The Brave Blossoms arrived in Toulouse with the ambition of emulating their Rugby World Cup 2019 achievement of reaching the last eight. Michael Leitch, the 34-year-old veteran who has seen the good and bad of Japan, spoke on behalf of all Japanese rugby fans about the desire to "qualify for the quarter-finals overseas, to create new history".
But after the relentless battle with Argentina in Nantes, it was Los Pumas who secured second place behind England in Pool D. Many tears were shed on the field on Sunday, but the legacy of the battle-hardened veterans like Leitch will be carried on by some promising young talents. The journey for the Brave Blossoms to bloom again on the World Cup stage continues.
Try of the Tournament
Amato Fakatava, the World Cup debutant, proved his ability at test level and scored a few tries but one score stood out above the rest. Against Argentina, the second-row ran down the left wing and then showed not only his athleticism but footballing skills as he chipped and collected his own kick ahead to score a brilliant first-half try.

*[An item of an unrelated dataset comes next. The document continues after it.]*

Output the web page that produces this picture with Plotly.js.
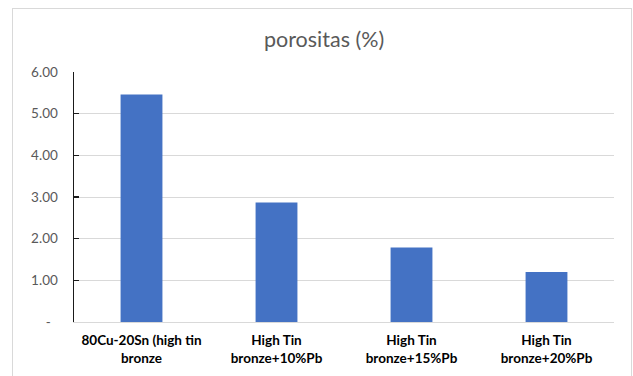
<!DOCTYPE html>
<html>
<head>
<meta charset="utf-8">
<script src="https://cdn.plot.ly/plotly-3.0.1.min.js"></script>
<style>
html,body{margin:0;padding:0;background:#fff;}
#frame{position:absolute;left:12px;top:8px;width:618px;height:380px;border:1px solid #d9d9d9;pointer-events:none;z-index:5;}
#chart{position:absolute;left:0;top:0;width:633px;height:376px;}
</style>
</head>
<body>
<div id="chart"></div>
<div id="frame"></div>
<script>
const categories = ["80Cu-20Sn (high tin<br>bronze", "High Tin<br>bronze+10%Pb", "High Tin<br>bronze+15%Pb", "High Tin<br>bronze+20%Pb"];
const porosity = [5.46, 2.87, 1.79, 1.20];
const yTickVals = [0, 1, 2, 3, 4, 5, 6];
const yTickText = ["-\u00a0\u00a0", "1.00", "2.00", "3.00", "4.00", "5.00", "6.00"];
const chartTitle = "porositas (%)";

const data = [{
  type: "bar",
  x: categories,
  y: porosity,
  marker: {color: "#4472C4"},
  hoverinfo: "skip"
}];

const layout = {
  width: 633, height: 376,
  margin: {l: 74, r: 19, t: 72, b: 54},
  paper_bgcolor: "#ffffff",
  plot_bgcolor: "#ffffff",
  bargap: 0.69,
  showlegend: false,
  font: {family: "Lato, 'Open Sans', sans-serif"},
  title: {
    text: chartTitle,
    font: {size: 21.5, color: "#595959", family: "Lato, 'Open Sans', sans-serif"},
    x: 0.512, xref: "container", xanchor: "center",
    y: 0.895, yref: "container", yanchor: "middle"
  },
  xaxis: {
    type: "category",
    showgrid: false,
    showline: true, linecolor: "#d9d9d9", linewidth: 1,
    ticks: "",
    tickfont: {size: 13.5, color: "#000000", family: "Lato, 'Open Sans', sans-serif", weight: "bold"},
    ticklabelstandoff: 6,
    fixedrange: true
  },
  yaxis: {
    range: [0, 6],
    tickvals: yTickVals,
    ticktext: yTickText,
    showgrid: true, gridcolor: "#d9d9d9", gridwidth: 1,
    zeroline: false,
    showline: true, linecolor: "#1a1a1a", linewidth: 1.5,
    ticks: "inside", ticklen: 5, tickwidth: 1.5, tickcolor: "#1a1a1a",
    tickfont: {size: 13.5, color: "#595959", family: "Lato, 'Open Sans', sans-serif"},
    ticklabelstandoff: 12,
    fixedrange: true
  }
};

Plotly.newPlot("chart", data, layout, {displayModeBar: false, staticPlot: true});
</script>
</body>
</html>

Some have suggested his solo effort would be a worthy nomination for the try of the tournament.
Quote that said it all
Before the Argentina game, stoic prop Keita Inagaki said: ”For the Japanese, a long time ago, it was a tough thing for a Samurai to draw a sword, because it meant that either you or him will die, just two choices. I think where the team is now is really similar.“ Unfortunately it was the Brave Blossoms who dropped to their knees first on the pitch in Nantes, but that unwavering Samurai spirit, to fight right to the end, is etched deep within the Japanese team.
Man of the moment
Lomano Lemeki, the experienced full-back, slotted a superb 35m drop-goal late in the second half against Argentina. Lemeki, who has played for Japan both in sevens and 15s, made his Rugby World Cup debut against the same opposition - Argentina - in 2016. After the team’s loss on Sunday, he announced his retirement from international rugby.
One for the future
Saito Naoto made his Rugby World Cup debut against England and had his first start against Samoa after Yutaka Nagare was forced to withdraw injured. The well-prepared 26-year-old helped Japan to victory against Samoa with a promising performance that bodes well for the future.
Two great examples of letting actions speak louder than words. Kazuki Himeno, the number eight who leads the team, put his body on the line consistently and incredibly completed all 56 attempted tackles, as well as winning two breakdown jackals. Japan fly-half Rikiya Matsuda also kicked 11 of his 12 attempted conversion kicks at goal in RWC 2023.
Japan were a whisker away from qualifying for the quarter-finals, only trailing Argentina by a point at half-time in their final pool match. The team wanted to reach the last eight again, having achieved the feat for the first time at home in 2019, but they performed valiantly and have once again raised the profile of Japanese rugby.